TO DO — In the data below, locate the line containing "Give me the Plotly source for this chart." and the line containing "import plotly.graph_objects as go", then retype both and everything between them exactly. Pictures are not part of the copy.
[BEGIN EXERCISE MATERIAL]
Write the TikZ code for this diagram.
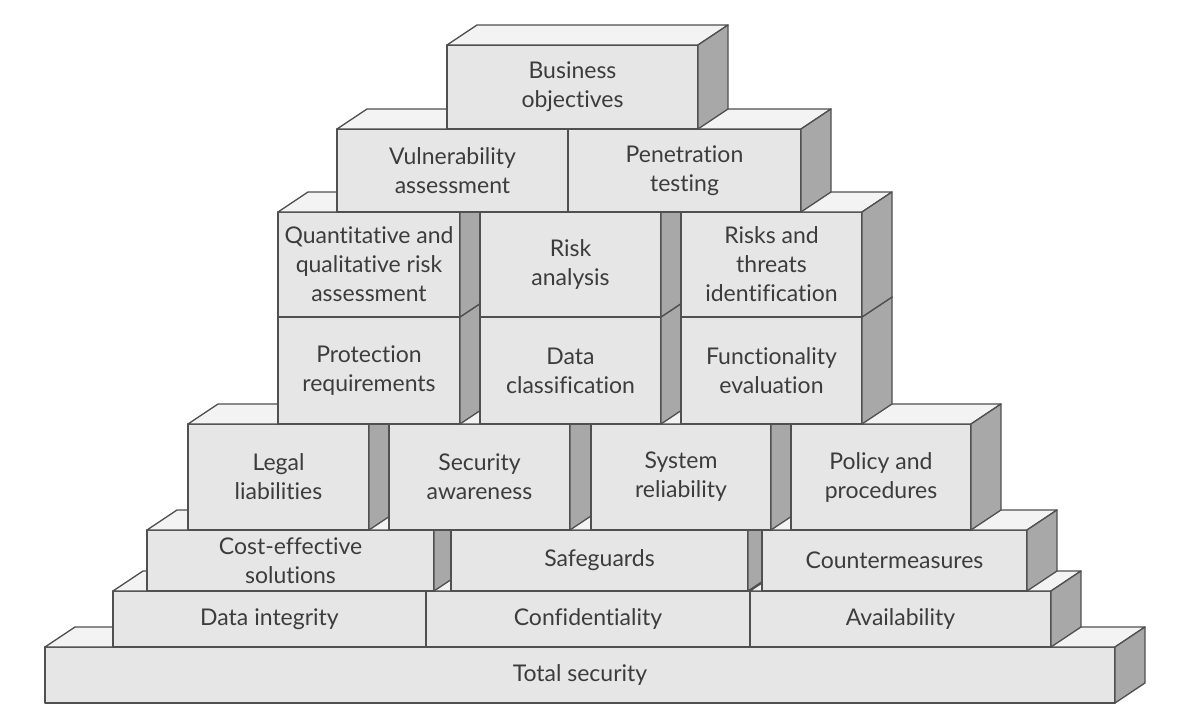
\documentclass[tikz,border=0pt]{standalone}
\usepackage{fontspec}
\setmainfont{Lato}[Ligatures=NoCommon]
\usetikzlibrary{calc}
\definecolor{frontc}{HTML}{E6E6E6}
\definecolor{topc}{HTML}{F3F3F3}
\definecolor{sidec}{HTML}{A8A8A8}
\definecolor{linec}{HTML}{505050}
\definecolor{textc}{HTML}{3C3C3C}
\newcommand\mybrick[6]{%
  \node[frontface, minimum width={(#4-#2)*1pt}, minimum height={(#5-#3)*1pt}] (#1) at (#2,#3) {#6};
  \draw[topface] (#1.north west) -- ++(30,-20) -- ($(#1.north east)+(30,-20)$) -- (#1.north east) -- cycle;
  \draw[sideface] (#1.north east) -- ++(30,-20) -- ($(#1.south east)+(30,-20)$) -- (#1.south east) -- cycle;
}
\begin{document}
\begin{tikzpicture}[x=1pt,y=-1pt,
  edge/.style={draw=linec, line width=1.3pt, line join=round},
  frontface/.style={edge, fill=frontc, anchor=north west, inner sep=0pt, outer sep=0pt,
    align=center, font=\fontsize{23}{29}\selectfont, text=textc},
  topface/.style={edge, fill=topc},
  sideface/.style={edge, fill=sidec}]
\useasboundingbox[fill=white] (0,0) rectangle (1198,722);
% row 8
\mybrick{total}{45}{647}{1115}{703}{Total security}
% row 7
\mybrick{integ}{113}{591}{426}{647}{Data integrity}
\mybrick{conf}{426}{591}{750}{647}{Confidentiality}
\mybrick{avail}{750}{591}{1051}{647}{Availability}
% row 6
\mybrick{cost}{147}{530}{434}{591}{Cost-effective\\solutions}
\mybrick{safe}{451}{530}{748}{591}{Safeguards}
\mybrick{counter}{762}{530}{1027}{591}{Countermeasures}
% row 5
\mybrick{legal}{188}{424}{369}{530}{Legal\\liabilities}
\mybrick{secaw}{389}{424}{570}{530}{Security\\awareness}
\mybrick{sysrel}{591}{424}{771}{530}{System\\reliability}
\mybrick{policy}{791}{424}{971}{530}{Policy and\\procedures}
% row 4
\mybrick{protect}{278}{317}{460}{424}{Protection\\requirements}
\mybrick{dataclass}{480}{317}{661}{424}{Data\\classification}
\mybrick{func}{681}{317}{862}{424}{Functionality\\evaluation}
% row 3
\mybrick{quant}{278}{212}{460}{317}{Quantitative and\\qualitative risk\\assessment}
\mybrick{riskan}{480}{212}{661}{317}{Risk\\analysis}
\mybrick{threats}{681}{212}{862}{317}{Risks and\\threats\\identification}
% row 2
\mybrick{vuln}{337}{129}{568}{212}{Vulnerability\\assessment}
\mybrick{pen}{568}{129}{801}{212}{Penetration\\testing}
% row 1
\mybrick{business}{447}{45}{698}{129}{Business\\objectives}
\end{tikzpicture}
\end{document}
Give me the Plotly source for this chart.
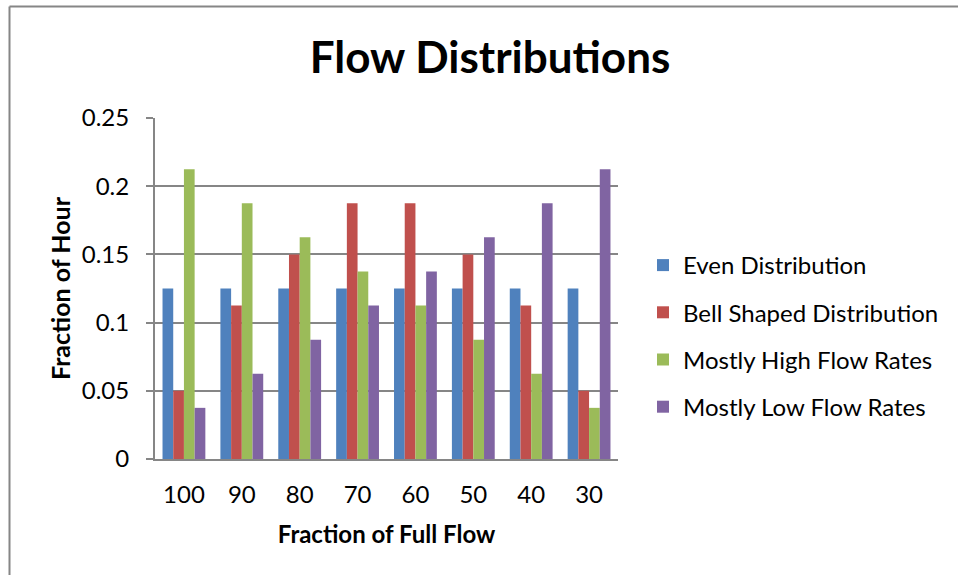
import plotly.graph_objects as go

categories = ["100", "90", "80", "70", "60", "50", "40", "30"]
even = [0.125, 0.125, 0.125, 0.125, 0.125, 0.125, 0.125, 0.125]
bell = [0.05, 0.1125, 0.15, 0.1875, 0.1875, 0.15, 0.1125, 0.05]
high = [0.2125, 0.1875, 0.1625, 0.1375, 0.1125, 0.0875, 0.0625, 0.0375]
low = [0.0375, 0.0625, 0.0875, 0.1125, 0.1375, 0.1625, 0.1875, 0.2125]
names = ["Even Distribution", "Bell Shaped Distribution", "Mostly High Flow Rates", "Mostly Low Flow Rates"]
colors = ["#4F81BD", "#C0504D", "#9BBB59", "#8064A2"]
y_ticks = [0, 0.05, 0.1, 0.15, 0.2, 0.25]

FONT = "Lato"

fig = go.Figure()
for i, (nm, vals, col) in enumerate(zip(names, [even, bell, high, low], colors)):
    fig.add_trace(go.Bar(x=categories, y=vals, name=nm, marker=dict(color=col, line=dict(width=0)),
                         legendgroup=f"g{i}"))

L, R, T, B = 155, 340, 118, 116
W, H = 958, 575
PW, PH = W - L - R, H - T - B

fig.update_layout(
    width=W, height=H,
    margin=dict(l=L, r=R, t=T, b=B),
    paper_bgcolor="white", plot_bgcolor="white",
    barmode="group", bargap=0.26, bargroupgap=0,
    font=dict(family=FONT, color="black", size=24),
    title=dict(text="<b>Flow Distributions</b>", x=490 / W, xanchor="center",
               y=1 - 58 / H, yanchor="middle", font=dict(size=44, family=FONT)),
    xaxis=dict(showline=True, linecolor="#868686", linewidth=2, ticks="", showgrid=False,
               tickfont=dict(size=24), ticklabelstandoff=13,
               title=dict(text="<b>Fraction of Full Flow</b>", font=dict(size=24), standoff=19)),
    yaxis=dict(range=[0, 0.25], tickvals=y_ticks, ticktext=["0", "0.05", "0.1", "0.15", "0.2", "0.25"],
               showline=True, linecolor="#868686", linewidth=2, ticks="outside", ticklen=7,
               tickcolor="#868686", tickwidth=2, showgrid=True, gridcolor="#868686", gridwidth=1.5,
               zeroline=False, tickfont=dict(size=24), ticklabelstandoff=12,
               title=dict(text="<b>Fraction of Hour</b>", font=dict(size=25), standoff=4)),
    legend=dict(x=(643 - L) / PW, xanchor="left", y=1 - (243 - T) / PH, yanchor="top",
                font=dict(size=24), tracegroupgap=13, traceorder="grouped",
                bgcolor="rgba(0,0,0,0)"),
    shapes=[
        dict(type="line", xref="paper", yref="paper",
             x0=(9.5 - L) / PW, x1=(9.5 - L) / PW,
             y0=1 + (T - 6.5) / PH, y1=-B / PH - 0.05,
             line=dict(color="#868686", width=2)),
        dict(type="line", xref="paper", yref="paper",
             x0=(9.5 - L) / PW, x1=(W + 10 - L) / PW,
             y0=1 + (T - 6.5) / PH, y1=1 + (T - 6.5) / PH,
             line=dict(color="#868686", width=2)),
    ],
)

fig.write_html("out.html")
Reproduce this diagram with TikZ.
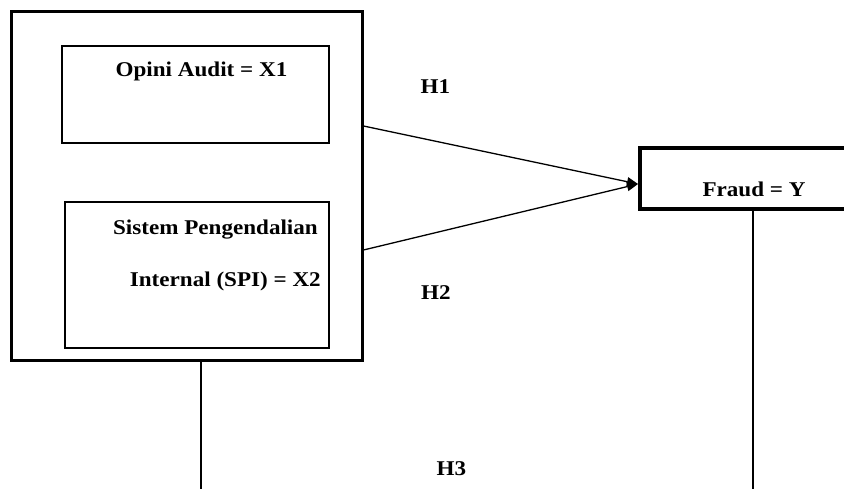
[END EXERCISE MATERIAL]
REPLY —
Give me the Plotly source for this chart.
import plotly.graph_objects as go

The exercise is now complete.